Available data:

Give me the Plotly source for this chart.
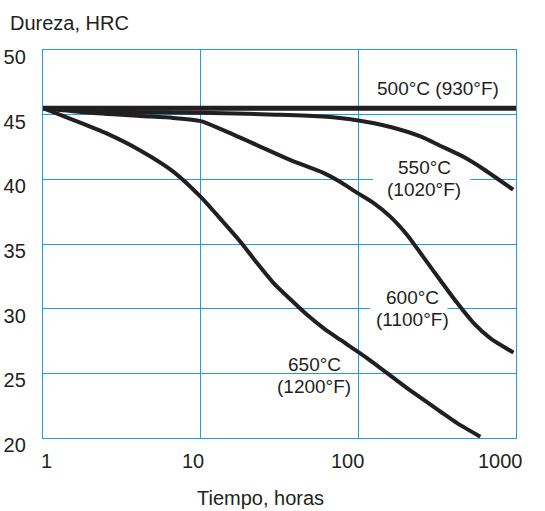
import math
import plotly.graph_objects as go

# ---- data ----
t_500 = [1, 1000]
h_500 = [45.5, 45.5]

t_550 = [1, 2.5, 10, 30, 60, 100, 160, 250, 330, 470, 620, 960]
h_550 = [45.5, 45.25, 45.15, 45.0, 44.85, 44.55, 44.05, 43.3, 42.6, 41.7, 40.8, 39.2]

t_600 = [1, 2, 4.1, 6.7, 10, 13.9, 22.7, 36.9, 60, 77, 98.5, 124, 160, 204, 258, 331, 423, 537, 689, 964]
h_600 = [45.5, 45.15, 44.9, 44.75, 44.5, 43.8, 42.65, 41.5, 40.5, 39.8, 38.95, 38.2, 37.1, 35.7, 34.0, 32.2, 30.45, 28.9, 27.7, 26.6]

t_650 = [1, 1.55, 2.53, 4.11, 6.7, 9.9, 13.9, 17.8, 22.7, 28.9, 36.9, 47.1, 60.1, 76.7, 113, 204, 331, 423, 594]
h_650 = [45.5, 44.6, 43.55, 42.25, 40.6, 38.7, 36.7, 35.2, 33.55, 32.0, 30.75, 29.55, 28.5, 27.6, 26.2, 23.85, 22.05, 21.15, 20.1]

x_ticks = [1, 10, 100, 1000]
x_tick_labels = ["1", "10", "100", "1000"]
y_ticks = [20, 25, 30, 35, 40, 45, 50]

series_labels = [
    ("500°C (930°F)", None),
    ("550°C", "(1020°F)"),
    ("600°C", "(1100°F)"),
    ("650°C", "(1200°F)"),
]

BLUE = "#1f9fdc"
INK = "#231f20"
FONT = "Liberation Sans, Arial, Helvetica, sans-serif"

fig = go.Figure()
for t, h, w in [(t_500, h_500, 5), (t_550, h_550, 4), (t_600, h_600, 4), (t_650, h_650, 4)]:
    fig.add_trace(go.Scatter(x=t, y=h, mode="lines",
                             line=dict(color=INK, width=w, shape="spline", smoothing=0.7),
                             showlegend=False, hoverinfo="skip"))

fig.update_xaxes(type="log", range=[0, 3], tickvals=x_ticks, showticklabels=False,
                 ticks="", showgrid=True, gridcolor=BLUE, gridwidth=1.3, automargin=False,
                 showline=True, mirror=True, linecolor=BLUE, linewidth=1.3, zeroline=False)
fig.update_yaxes(range=[20, 50], tickvals=y_ticks, ticks="", automargin=False,
                 showgrid=True, gridcolor=BLUE, gridwidth=1.3,
                 showline=True, mirror=True, linecolor=BLUE, linewidth=1.3, zeroline=False,
                 tickfont=dict(size=20, color=INK, family=FONT),
                 ticklabelstandoff=12, ticklabelshift=7)

# white gaps in gridlines behind two labels
fig.add_shape(type="rect", xref="x", yref="y", x0=124, x1=514, y0=39.3, y1=40.7,
              fillcolor="white", line=dict(width=0), layer="between")
fig.add_shape(type="rect", xref="x", yref="y", x0=119, x1=367, y0=29.3, y1=30.7,
              fillcolor="white", line=dict(width=0), layer="between")

ann = []
def txt(text, x, y, **kw):
    d = dict(text=text, x=x, y=y, xref="x", yref="y", showarrow=False,
             font=dict(size=19, color=INK, family=FONT), xanchor="center", yanchor="middle")
    d.update(kw)
    ann.append(d)

# curve labels (x given as log10 for log axis annotations)
txt(series_labels[0][0], 2.902, 47.0, xanchor="right")
txt(series_labels[1][0], 2.419, 40.95)
txt(series_labels[1][1], 2.417, 39.25)
txt(series_labels[2][0], 2.346, 30.9)
txt(series_labels[2][1], 2.346, 29.2)
txt(series_labels[3][0], 1.723, 25.65)
txt(series_labels[3][1], 1.720, 23.95)

# x tick labels
shifts = [3, -7.5, -11, -16]
for v, lab, s in zip(x_ticks, x_tick_labels, shifts):
    ann.append(dict(text=lab, x=math.log10(v), y=0, xref="x", yref="paper", showarrow=False,
                    xanchor="center", yanchor="middle", xshift=s, yshift=-23,
                    font=dict(size=20, color=INK, family=FONT)))

# axis titles
ann.append(dict(text="Dureza, HRC", x=0, y=1, xref="paper", yref="paper", showarrow=False,
                xanchor="left", yanchor="middle", xshift=-35, yshift=27,
                font=dict(size=20, color=INK, family=FONT)))
ann.append(dict(text="Tiempo, horas", x=0.46, y=0, xref="paper", yref="paper", showarrow=False,
                xanchor="center", yanchor="middle", yshift=-60,
                font=dict(size=20, color=INK, family=FONT)))

fig.update_layout(width=545, height=511, margin=dict(l=43, r=29, t=50, b=73),
                  paper_bgcolor="white", plot_bgcolor="white", annotations=ann,
                  font=dict(family=FONT, color=INK))

fig.write_html("out.html", config={"displayModeBar": False},
               post_script="document.body.style.margin='0';")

Request: Restate the material word for word from its first line through the line containing "28.9, 27.7, 26.6]", both included; the pictures do not belong in it.

Result of the task:
Give me the Plotly source for this chart.
import math
import plotly.graph_objects as go

# ---- data ----
t_500 = [1, 1000]
h_500 = [45.5, 45.5]

t_550 = [1, 2.5, 10, 30, 60, 100, 160, 250, 330, 470, 620, 960]
h_550 = [45.5, 45.25, 45.15, 45.0, 44.85, 44.55, 44.05, 43.3, 42.6, 41.7, 40.8, 39.2]

t_600 = [1, 2, 4.1, 6.7, 10, 13.9, 22.7, 36.9, 60, 77, 98.5, 124, 160, 204, 258, 331, 423, 537, 689, 964]
h_600 = [45.5, 45.15, 44.9, 44.75, 44.5, 43.8, 42.65, 41.5, 40.5, 39.8, 38.95, 38.2, 37.1, 35.7, 34.0, 32.2, 30.45, 28.9, 27.7, 26.6]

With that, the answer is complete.